Haridwar, 214 km northeast of Delhi, is at the base of the Shivalik hills. Here the mighty Ganga comes down to the plains of India from the Himalayas. Amongst the many pilgrimage towns situated along the length of the holy Ganga, Haridwar is arguably the holiest in the land. Haridwar represents the gateway to the Himalayan pilgrimage shrines of Badrinath and Kedarnath. The pilgrimage to the Himalayan shrines begins only when the sun reaches the zodiac sign of Aries.
Literally translated, Haridwar means the 'Gateway to the abode of the gods'. Its ancient history dates back to pre-historic times. In Hindu mythology, it was referred to as Kapilsthan. Legend has it, that the Suryavanshi Prince Bhagirnath, performed penance here, to salvage the souls of his ancestors, who had perished due to a curse o sage Kapila. His penance caused the bountiful waters of the river Ganga to revivie the sixty thousand sons of King Sagara. Amongst its other names, Haridwar has also been referred to as Gangadwar, and Tapovan. Known also as 'Mayapuri' in the Puranas, it is mentioned in the memoirs of the celebrated Chinese traveller, Hieun Tsang.

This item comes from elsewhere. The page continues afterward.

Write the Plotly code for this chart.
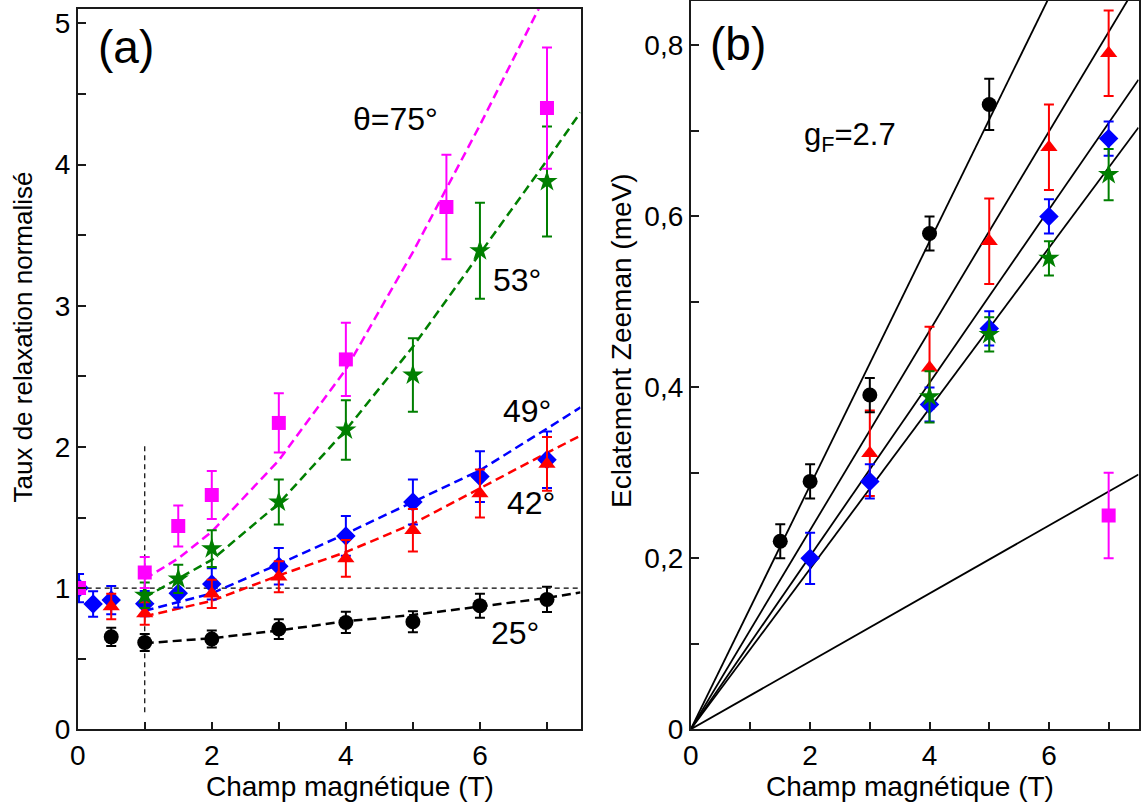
import plotly.graph_objects as go

W, H = 1142, 806

# ---------------- Panel (a) data ----------------
a_x25 = [0.5, 1, 2, 3, 4, 5, 6, 7]
a_y25 = [0.655, 0.615, 0.64, 0.71, 0.757, 0.762, 0.876, 0.92]
a_e25 = [0.065, 0.06, 0.06, 0.07, 0.075, 0.075, 0.085, 0.09]

a_x42 = [0.5, 1, 2, 3, 4, 5, 6, 7]
a_y42 = [0.87, 0.82, 0.96, 1.08, 1.21, 1.41, 1.67, 1.88]
a_e42 = [0.09, 0.08, 0.10, 0.11, 0.13, 0.15, 0.17, 0.19]

a_x49 = [0.02, 0.23, 0.5, 1, 1.5, 2, 3, 4, 5, 6, 7]
a_y49 = [1.0, 0.888, 0.915, 0.89, 0.963, 1.03, 1.155, 1.37, 1.61, 1.79, 1.91]
a_e49 = [0.10, 0.09, 0.10, 0.09, 0.10, 0.11, 0.13, 0.14, 0.16, 0.18, 0.20]

a_x53 = [1, 1.5, 2, 3, 4, 5, 6, 7]
a_y53 = [0.95, 1.065, 1.28, 1.61, 2.12, 2.51, 3.39, 3.88]
a_e53 = [0.09, 0.10, 0.13, 0.16, 0.21, 0.26, 0.34, 0.39]

a_x75 = [0.02, 1, 1.5, 2, 3, 4, 5.5, 7]
a_y75 = [1.0, 1.11, 1.44, 1.66, 2.17, 2.62, 3.70, 4.40]
a_e75 = [0.0, 0.11, 0.145, 0.17, 0.21, 0.26, 0.37, 0.43]

# fitted (dashed) curves
fit_x = [1, 2, 3, 4, 5, 6, 7, 7.5]
fit_25 = [0.61, 0.645, 0.70, 0.765, 0.81, 0.87, 0.93, 0.97]
fit_42 = [0.80, 0.91, 1.09, 1.255, 1.456, 1.71, 1.958, 2.08]
fit_49 = [0.84, 0.963, 1.17, 1.385, 1.61, 1.834, 2.13, 2.28]
fit_53 = [0.935, 1.20, 1.60, 2.12, 2.71, 3.37, 4.03, 4.37]
fit75_x = [1, 1.5, 2, 3, 4, 5, 6, 7]
fit_75 = [1.065, 1.21, 1.40, 1.905, 2.55, 3.38, 4.28, 5.22]

# reference lines
ref_h_x = [0, 7.5]
ref_h_y = [1, 1]
ref_v_x = [1, 1]
ref_v_y = [0.12, 2.03]

# ---------------- Panel (b) data ----------------
b_x25 = [1.5, 2, 3, 4, 5]
b_y25 = [0.22, 0.29, 0.391, 0.58, 0.731]
b_e25 = [0.02, 0.02, 0.02, 0.02, 0.03]

b_x42 = [3, 4, 5, 6, 7]
b_y42 = [0.323, 0.423, 0.571, 0.681, 0.791]
b_e42 = [0.05, 0.048, 0.05, 0.05, 0.05]

b_x49 = [2, 3, 4, 5, 6, 7]
b_y49 = [0.20, 0.29, 0.38, 0.469, 0.60, 0.691]
b_e49 = [0.03, 0.02, 0.02, 0.02, 0.02, 0.02]

b_x53 = [4, 5, 6, 7]
b_y53 = [0.389, 0.462, 0.551, 0.649]
b_e53 = [0.03, 0.02, 0.02, 0.03]

b_x75 = [7]
b_y75 = [0.25]
b_e75 = [0.05]

# g_F = 2.7 lines through origin: value reached at B = 7.5 T
line_x = [0, 7.5]
line_end = [1.070, 0.874, 0.760, 0.704, 0.298]

b_ytickvals = [0, 0.2, 0.4, 0.6, 0.8]
b_yticktext = ["0", "0,2", "0,4", "0,6", "0,8"]

MAG, GRN, BLU, RED, BLK = "#ff00ff", "#007f00", "#0000ff", "#ff0000", "#000000"
FONT = "Liberation Sans, Arial, sans-serif"

fig = go.Figure()


def pts(x, y, e, color, symbol, size, xa, ya):
    fig.add_trace(go.Scatter(
        x=x, y=y, mode="markers", xaxis=xa, yaxis=ya,
        marker=dict(symbol=symbol, size=size, color=color, line=dict(width=0)),
        error_y=dict(type="data", array=e, visible=True, color=color,
                     thickness=2, width=5),
        showlegend=False))


def dline(x, y, color, xa, ya, width=2.5, dash="9px,5px"):
    fig.add_trace(go.Scatter(
        x=x, y=y, mode="lines", xaxis=xa, yaxis=ya,
        line=dict(color=color, width=width, dash=dash), showlegend=False))


# panel (a)
dline(ref_h_x, ref_h_y, BLK, "x", "y", width=1.2, dash="5px,4px")
dline(ref_v_x, ref_v_y, BLK, "x", "y", width=1.2, dash="5px,4px")
dline(fit75_x, fit_75, MAG, "x", "y")
dline(fit_x, fit_53, GRN, "x", "y")
dline(fit_x, fit_49, BLU, "x", "y")
dline(fit_x, fit_42, RED, "x", "y")
dline(fit_x, fit_25, BLK, "x", "y")

pts(a_x49, a_y49, a_e49, BLU, "diamond", 15, "x", "y")
pts(a_x42, a_y42, a_e42, RED, "triangle-up", 15, "x", "y")
pts(a_x53, a_y53, a_e53, GRN, "star", 16, "x", "y")
pts(a_x25, a_y25, a_e25, BLK, "circle", 15, "x", "y")
pts(a_x75, a_y75, a_e75, MAG, "square", 14, "x", "y")

# panel (b)
for ye in line_end:
    fig.add_trace(go.Scatter(x=line_x, y=[0, ye], mode="lines", xaxis="x2", yaxis="y2",
                             line=dict(color=BLK, width=1.8), showlegend=False))
pts(b_x42, b_y42, b_e42, RED, "triangle-up", 15, "x2", "y2")
pts(b_x49, b_y49, b_e49, BLU, "diamond", 15, "x2", "y2")
pts(b_x53, b_y53, b_e53, GRN, "star", 16, "x2", "y2")
pts(b_x25, b_y25, b_e25, BLK, "circle", 15, "x2", "y2")
pts(b_x75, b_y75, b_e75, MAG, "square", 14, "x2", "y2")


def px_x(p):
    return p / W


def px_y(p):
    return 1 - p / H


axis_common = dict(
    showgrid=False, zeroline=False, showline=True, mirror=True, automargin=False,
    linecolor="#1a1a1a", linewidth=1.6,
    ticks="inside", ticklen=8, tickwidth=1.5, tickcolor="#1a1a1a",
    tickfont=dict(family=FONT, size=28, color="black"),
)
minor_common = dict(ticks="inside", ticklen=8, tickwidth=1.5, tickcolor="#1a1a1a")

fig.update_layout(
    width=W, height=H,
    margin=dict(l=0, r=0, t=0, b=0, autoexpand=False),
    paper_bgcolor="white", plot_bgcolor="white",
    font=dict(family=FONT, color="black"),
    xaxis=dict(domain=[px_x(77.7), px_x(580.5)], range=[0, 7.5], anchor="y",
               tickvals=[0, 2, 4, 6], minor=dict(tickvals=[1, 3, 5, 7], **minor_common),
               **axis_common),
    yaxis=dict(domain=[px_y(729.3), px_y(9.3)], range=[0, 5.1], anchor="x",
               tickvals=[0, 1, 2, 3, 4, 5],
               minor=dict(tickvals=[0.5, 1.5, 2.5, 3.5, 4.5], **minor_common),
               **axis_common),
    xaxis2=dict(domain=[px_x(690.7), px_x(1138.5)], range=[0, 7.5], anchor="y2",
                tickvals=[0, 2, 4, 6], minor=dict(tickvals=[1, 3, 5, 7], **minor_common),
                **axis_common),
    yaxis2=dict(domain=[px_y(729.3), px_y(1.0)], range=[0, 0.852], anchor="x2",
                tickvals=b_ytickvals, ticktext=b_yticktext,
                minor=dict(tickvals=[0.1, 0.3, 0.5, 0.7], **minor_common),
                **axis_common),
)


def label(text, cx, cy, size, angle=0):
    fig.add_annotation(text=text, x=px_x(cx), y=px_y(cy), xref="paper", yref="paper",
                       xanchor="center", yanchor="middle", showarrow=False,
                       textangle=angle, font=dict(family=FONT, size=size, color="black"))


label("Champ magnétique (T)", 350, 786, 28)
label("Champ magnétique (T)", 910, 786, 28)
label("Taux de relaxation normalisé", 22, 337.5, 26, -90)
label("Eclatement Zeeman (meV)", 621, 341, 28, -90)
label("(a)", 126, 47, 46)
label("(b)", 738, 44, 46)
label("θ=75°", 395, 119, 32)
label("53°", 517, 280, 32)
label("49°", 527, 411, 32)
label("42°", 531, 503, 32)
label("25°", 515, 633, 32)
label("g<sub>F</sub>=2.7", 850, 137, 31)

fig.write_html("out.html", config={"displayModeBar": False},
               post_script="document.body.style.margin='0';")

According to mythology, drops of nectar or amrit, churned out from the primordial ocean, fell at the four sites at each of which the Kumbh Melas are held every 12 years. The Kumbha Mela is held here once when Jupiter transits to the zodiac sign of Aquarius. The Kumbha, and the Ardh Kumbha, held every six years are major religious events when millions of devoted Hindus take a holy dip in the Ganga.
The five sacred bathing spots in Haridwar are Gangadwara, Kankhal, Nila Parvata, Bilwa Theertha and Kusavarta. The main ghat at Haridwar is known as Harki-Pauri (known for a footprint of Vishnu on a stone in a wall).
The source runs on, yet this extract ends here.